Are you ready for the nichest of niche complaints? The end credits for Deadpool & Wolverine are weird. And no, I’m not talking about the Deadpool & Wolverine end-credits scene. I mean literally the way the movie delivers the credits to the film is exceedingly strange, to the point where I thought there was a mistake in the projection of the movie.
Here’s what happens in the film, and spoilers past this point. In the closing minutes of Deadpool & Wolverine, Deadpool (Ryan Reynolds) and Wolverine (Hugh Jackman) are sitting around and having beers with all of their friends. While Deadpool talks about the moral of the movie, the camera slowly pans down to Wolverine’s cowl, and Deadpool’s mask sitting on a table, while everyone else talks and laughs in the background.
That’s the final shot of the movie, at which point it immediately and abruptly cuts to the closing, white text on black credits. And not the main cast, nor the director, nor the writers, but it starts with a few of the below-the-line folks.

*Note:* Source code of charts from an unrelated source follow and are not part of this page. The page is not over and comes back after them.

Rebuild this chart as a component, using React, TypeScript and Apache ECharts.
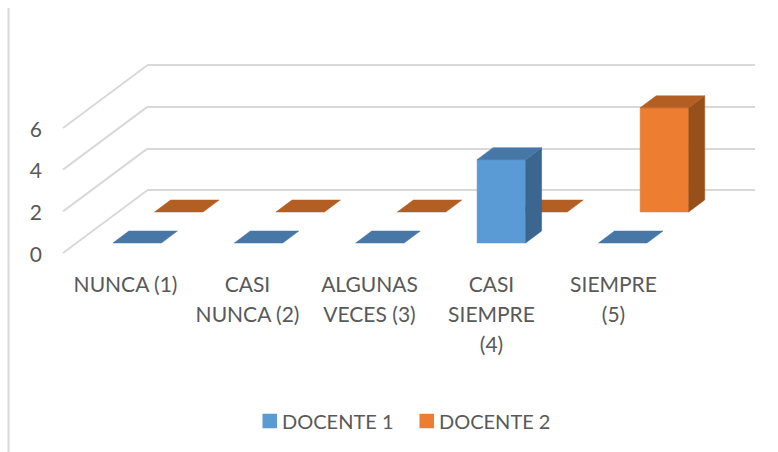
import React, { useEffect, useRef } from "react";
import * as echarts from "echarts";

const categories = ["NUNCA (1)", "CASI\nNUNCA (2)", "ALGUNAS\nVECES (3)", "CASI\nSIEMPRE\n(4)", "SIEMPRE\n(5)"];
const docente1 = [0, 0, 0, 4, 0];
const docente2 = [0, 0, 0, 0, 5];
const yTicks = [0, 2, 4, 6];

const FONT = "Lato";
const TEXT = "#595959";
const GRID = "#d9d9d9";
const WALL_DX = 84;
const WALL_DY = 62.5;

function barRenderer(depthFraction: number, colors: { front: string; top: string; side: string }) {
  return (params: any, api: any) => {
    const cat = api.value(0);
    const val = api.value(1);
    const band = api.size([1, 0])[0];
    const w = band * 0.4;
    const dx = 16;
    const dy = 12;
    const ox = depthFraction * WALL_DX;
    const oy = depthFraction * WALL_DY;
    const base = api.coord([cat, 0]);
    const head = api.coord([cat, val]);
    const x0 = base[0] + ox - w / 2;
    const x1 = x0 + w;
    const yb = base[1] - oy;
    const yt = head[1] - oy;
    const poly = (points: number[][], fill: string) => ({
      type: "polygon",
      shape: { points },
      style: { fill, stroke: fill, lineWidth: 0.5 },
    });
    const children: any[] = [];
    if (val > 0) {
      children.push(poly([[x0, yb], [x1, yb], [x1, yt], [x0, yt]], colors.front));
      children.push(poly([[x1, yb], [x1 + dx, yb - dy], [x1 + dx, yt - dy], [x1, yt]], colors.side));
    }
    children.push(poly([[x0, yt], [x1, yt], [x1 + dx, yt - dy], [x0 + dx, yt - dy]], colors.top));
    return { type: "group", children };
  };
}

export default function App() {
  const ref = useRef<HTMLDivElement>(null);
  useEffect(() => {
    const chart = echarts.init(ref.current!, undefined, { renderer: "svg" });
    chart.setOption({
      animation: false,
      backgroundColor: "#ffffff",
      textStyle: { fontFamily: FONT },
      grid: [
        { left: 63, width: 607, top: 128, height: 125 },
        { left: 147, width: 608, top: 65, height: 125 },
        { left: 64.5, width: 610, top: 128, height: 125 },
      ],
      xAxis: [
        { type: "category", gridIndex: 0, data: categories, axisLine: { show: false }, axisTick: { show: false }, axisLabel: { show: false } },
        { type: "category", gridIndex: 1, data: categories, axisLine: { show: false }, axisTick: { show: false }, axisLabel: { show: false } },
        {
          type: "category",
          gridIndex: 2,
          data: categories,
          axisLine: { show: false },
          axisTick: { show: false },
          axisLabel: { interval: 0, color: TEXT, fontFamily: FONT, fontSize: 21, lineHeight: 30, margin: 15 },
        },
      ],
      yAxis: [
        {
          type: "value",
          gridIndex: 0,
          min: 0,
          max: 6,
          interval: 2,
          axisLine: { show: false },
          axisTick: { show: false },
          splitLine: { show: false },
          axisLabel: { color: TEXT, fontFamily: FONT, fontSize: 21, margin: 21, padding: [0, 0, 4, 0] },
        },
        {
          type: "value",
          gridIndex: 1,
          min: 0,
          max: 6,
          interval: 2,
          axisLine: { show: false },
          axisTick: { show: false },
          axisLabel: { show: false },
          splitLine: { show: true, lineStyle: { color: GRID, width: 2 } },
        },
        {
          type: "value",
          gridIndex: 2,
          min: 0,
          max: 6,
          interval: 2,
          axisLine: { show: false },
          axisTick: { show: false },
          axisLabel: { show: false },
          splitLine: { show: false },
        },
      ],
      legend: {
        left: 257.5,
        top: 406,
        icon: "rect",
        itemWidth: 14.5,
        itemHeight: 14.5,
        itemGap: 26,
        data: ["DOCENTE 1", "DOCENTE 2"],
        textStyle: { color: TEXT, fontFamily: FONT, fontSize: 20 },
      },
      graphic: [
        { type: "line", shape: { x1: 8.5, y1: 8, x2: 8.5, y2: 452 }, style: { stroke: GRID, lineWidth: 2 } },
      ],
      series: [
        {
          type: "custom",
          name: "walls",
          silent: true,
          coordinateSystem: "cartesian2d",
          xAxisIndex: 0,
          yAxisIndex: 0,
          data: yTicks.map((t) => [0, t]),
          renderItem: (params: any, api: any) => {
            const p = api.coord([0, api.value(1)]);
            const x = params.coordSys.x;
            return {
              type: "line",
              shape: { x1: x, y1: p[1], x2: x + WALL_DX, y2: p[1] - WALL_DY },
              style: { stroke: GRID, lineWidth: 2 },
            };
          },
        },
        {
          type: "custom",
          name: "DOCENTE 2",
          coordinateSystem: "cartesian2d",
          xAxisIndex: 0,
          yAxisIndex: 0,
          itemStyle: { color: "#ED7D31" },
          data: docente2.map((v, i) => [i, v]),
          renderItem: barRenderer(0.656, { front: "#ED7D31", top: "#B35E22", side: "#975019" }),
        },
        {
          type: "custom",
          name: "DOCENTE 1",
          coordinateSystem: "cartesian2d",
          xAxisIndex: 0,
          yAxisIndex: 0,
          itemStyle: { color: "#5B9BD5" },
          data: docente1.map((v, i) => [i, v]),
          renderItem: barRenderer(0.16, { front: "#5B9BD5", top: "#4677A6", side: "#3A668F" }),
        },
      ],
    });
    return () => chart.dispose();
  }, []);
  return <div ref={ref} style={{ position: "fixed", left: 0, top: 0, width: 778, height: 452 }} />;
}
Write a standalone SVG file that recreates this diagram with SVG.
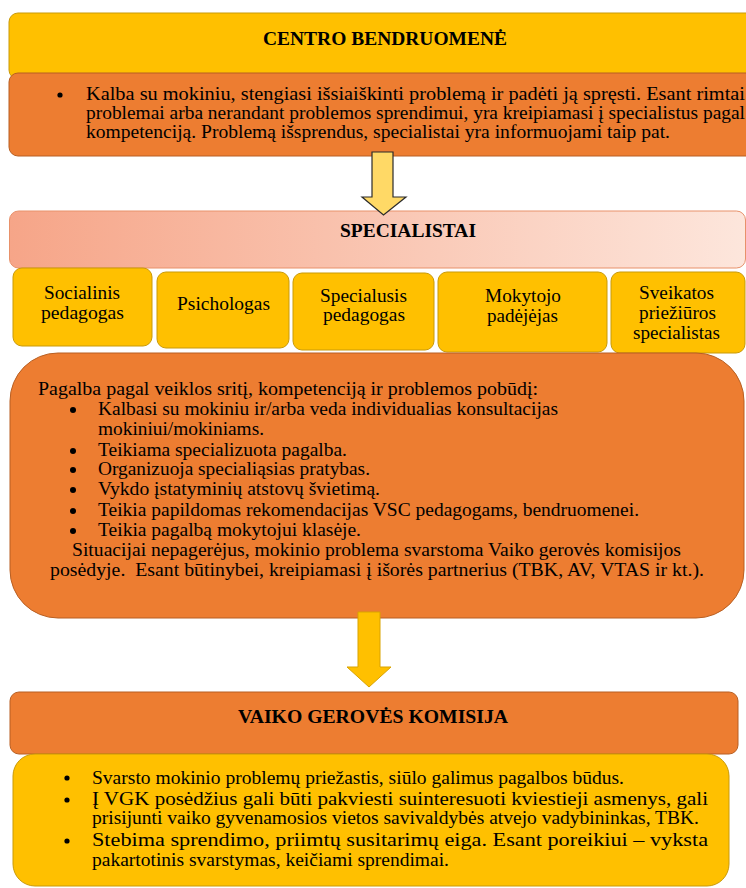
<svg xmlns="http://www.w3.org/2000/svg" width="746" height="888" viewBox="0 0 746 888">
<style>
text{font-family:"Liberation Serif","Times New Roman","DejaVu Serif",serif;fill:#000;font-size:18px}
.b{font-weight:bold}
.m{text-anchor:middle}
.yel{fill:#FFC000;stroke:#C99A08;stroke-width:1}
.org{fill:#ED7D31;stroke:#B85F22;stroke-width:1}
</style>
<defs>
<linearGradient id="sal" x1="0" y1="0" x2="1" y2="0">
<stop offset="0" stop-color="#F6A588"/>
<stop offset="1" stop-color="#FDE6DC"/>
</linearGradient>
</defs>

<g id="centro">
<rect class="yel" x="9" y="13" width="760" height="66" rx="9"/>
<text class="b" x="263" y="45" textLength="244" lengthAdjust="spacingAndGlyphs">CENTRO BENDRUOMENĖ</text>
</g>
<g id="centro-body">
<rect class="org" x="9" y="73" width="760" height="83" rx="9"/>
<circle cx="60" cy="95" r="2.6"/>
<text x="86" y="100" textLength="659" lengthAdjust="spacingAndGlyphs">Kalba su mokiniu, stengiasi išsiaiškinti problemą ir padėti ją spręsti. Esant rimtai</text>
<text x="86" y="119" textLength="659" lengthAdjust="spacingAndGlyphs">problemai arba nerandant problemos sprendimui, yra kreipiamasi į specialistus pagal</text>
<text x="86" y="138" textLength="584" lengthAdjust="spacingAndGlyphs">kompetenciją. Problemą išsprendus, specialistai yra informuojami taip pat.</text>
</g>

<g id="specialistai">
<rect x="9.5" y="211" width="736" height="57" rx="9" fill="url(#sal)" stroke="#E8916A" stroke-width="1"/>
<text class="b" x="340" y="237" textLength="136" lengthAdjust="spacingAndGlyphs">SPECIALISTAI</text>
</g>

<g id="socialinis">
<rect class="yel" x="13" y="268" width="139" height="78" rx="9"/>
<text x="44" y="299" textLength="76" lengthAdjust="spacingAndGlyphs">Socialinis</text>
<text x="41" y="319" textLength="83" lengthAdjust="spacingAndGlyphs">pedagogas</text>
</g>
<g id="psichologas">
<rect class="yel" x="157" y="272" width="132" height="76" rx="9"/>
<text x="177" y="310" textLength="93" lengthAdjust="spacingAndGlyphs">Psichologas</text>
</g>
<g id="specialusis">
<rect class="yel" x="293" y="273" width="141" height="77" rx="9"/>
<text x="320" y="302" textLength="87" lengthAdjust="spacingAndGlyphs">Specialusis</text>
<text x="323" y="321" textLength="82" lengthAdjust="spacingAndGlyphs">pedagogas</text>
</g>
<g id="mokytojo">
<rect class="yel" x="438" y="272" width="169" height="80" rx="9"/>
<text x="485" y="302" textLength="76" lengthAdjust="spacingAndGlyphs">Mokytojo</text>
<text x="487" y="322" textLength="71" lengthAdjust="spacingAndGlyphs">padėjėjas</text>
</g>
<g id="sveikatos">
<rect class="yel" x="611" y="272" width="134" height="81" rx="9"/>
<text x="639" y="299" textLength="75" lengthAdjust="spacingAndGlyphs">Sveikatos</text>
<text x="639" y="319" textLength="77" lengthAdjust="spacingAndGlyphs">priežiūros</text>
<text x="633" y="339" textLength="87" lengthAdjust="spacingAndGlyphs">specialistas</text>
</g>

<g id="pagalba">
<rect class="org" x="10" y="353" width="734" height="265" rx="48"/>
<text x="38" y="395" textLength="500" lengthAdjust="spacingAndGlyphs">Pagalba pagal veiklos sritį, kompetenciją ir problemos pobūdį:</text>
<g>
<circle cx="73" cy="410" r="3"/>
<circle cx="73" cy="451" r="3"/>
<circle cx="73" cy="470" r="3"/>
<circle cx="73" cy="490" r="3"/>
<circle cx="73" cy="511" r="3"/>
<circle cx="73" cy="531" r="3"/>
</g>
<text x="98" y="415" textLength="460" lengthAdjust="spacingAndGlyphs">Kalbasi su mokiniu ir/arba veda individualias konsultacijas</text>
<text x="98" y="435" textLength="166" lengthAdjust="spacingAndGlyphs">mokiniui/mokiniams.</text>
<text x="98" y="456" textLength="249" lengthAdjust="spacingAndGlyphs">Teikiama specializuota pagalba.</text>
<text x="98" y="475" textLength="272" lengthAdjust="spacingAndGlyphs">Organizuoja specialiąsias pratybas.</text>
<text x="98" y="495" textLength="282" lengthAdjust="spacingAndGlyphs">Vykdo įstatyminių atstovų švietimą.</text>
<text x="98" y="516" textLength="541" lengthAdjust="spacingAndGlyphs">Teikia papildomas rekomendacijas VSC pedagogams, bendruomenei.</text>
<text x="98" y="536" textLength="263" lengthAdjust="spacingAndGlyphs">Teikia pagalbą mokytojui klasėje.</text>
<text x="72" y="556" textLength="609" lengthAdjust="spacingAndGlyphs">Situacijai nepagerėjus, mokinio problema svarstoma Vaiko gerovės komisijos</text>
<text x="50" y="576" textLength="654" lengthAdjust="spacingAndGlyphs" xml:space="preserve">posėdyje.  Esant būtinybei, kreipiamasi į išorės partnerius (TBK, AV, VTAS ir kt.).</text>
</g>

<g id="vgk">
<rect class="org" x="10" y="692" width="728" height="62" rx="9"/>
<text class="b" x="238" y="723" textLength="270" lengthAdjust="spacingAndGlyphs">VAIKO GEROVĖS KOMISIJA</text>
</g>
<g id="vgk-body">
<rect class="yel" x="13" y="754" width="716" height="132" rx="22"/>
<circle cx="67" cy="778" r="2.6"/>
<circle cx="67" cy="800" r="2.6"/>
<circle cx="67" cy="841" r="2.6"/>
<text x="92" y="784" textLength="532" lengthAdjust="spacingAndGlyphs">Svarsto mokinio problemų priežastis, siūlo galimus pagalbos būdus.</text>
<text x="92" y="805" textLength="616" lengthAdjust="spacingAndGlyphs">Į VGK posėdžius gali būti pakviesti suinteresuoti kviestieji asmenys, gali</text>
<text x="92" y="824" textLength="607" lengthAdjust="spacingAndGlyphs">prisijunti vaiko gyvenamosios vietos savivaldybės atvejo vadybininkas, TBK.</text>
<text x="92" y="846" textLength="616" lengthAdjust="spacingAndGlyphs">Stebima sprendimo, priimtų susitarimų eiga. Esant poreikiui – vyksta</text>
<text x="92" y="866" textLength="357" lengthAdjust="spacingAndGlyphs">pakartotinis svarstymas, keičiami sprendimai.</text>
</g>

<g id="connectors">
<polygon points="372,152 393,152 393,197 406,197 383.5,215 362,197 372,197" fill="#FFD966" stroke="#2b2b2b" stroke-width="1.2"/>
<polygon points="358,612 380,612 380,667 391,667 369,687 347,667 358,667" fill="#FFC000" stroke="#D9A300" stroke-width="1"/>
</g>
</svg>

I initially saw the movie on Monday evening (July 22) at a critics screening essentially across the street from the world premiere of the movie at Lincoln Center (the theater I was in was a few blocks down Broadway, but let’s not split hairs here). So my assumption when we went straight from that mask shot to the 1st AD, or whoever it was — I was a little too thrown to make a mental note of the name — I assumed either something had been left out of the credits for the critics screening, or wasn’t ready in time.
This wouldn’t be the first time Marvel left things out of a screening. Famously, after the world premiere of Avengers, director Joss Whedon took the cast to a second location (and never follow Joss Whedon to a second location) to shoot the iconic post-credits shawarma scene which gets a shout out in Deadpool & Wolverine.

My assumption was that, as usual, there were animated main credits with the names of the cast, writers, producers, and director, leading up to the title of the movie. Then we would get to the white-on-black credits. That’s how pretty much every major movie rolls out credits, and many minor ones, too. And certainly, that’s what happens in both Deadpool and Deadpool 2.
Both those movies, of note, also have opening credits sequences, as does Deadpool & Wolverine. However, the previous movies play the opening credits as jokes; Deadpool 3 includes the actual names of the director, writer, and cast while Wade murders a bunch of TVA soldiers with Logan’s skeleton.
While I haven’t yet gone to see the movie again now that it’s in theaters, having checked with a few trusty sources who have, the same thing happens in the theatrical cut that happened in the critics screening: the movie goes directly from the mask shot to the credit roll, with nothing in between.
Is this a big deal? Clearly enough for me to publish a whole article about it, but not actually a big deal in terms of the scheme of things. Perhaps director/co-writer Shawn Levy felt there was enough closure with that final scene. Or maybe they wanted to get to the behind-the-scenes montage from the Fox X-Men and Fantastic Four movies in the mid-credits, while Green Day’s “Good Riddance (Time Of Your Life)” plays. Or perhaps they felt it would be repetitive of the opening dance sequence to “Bye Bye Bye.”
It’s just a strange choice that changes the rhythm of the end of the movie and breaks with theatrical tradition. But hey, that’s Deadpool for you! That guy breaks all the rules.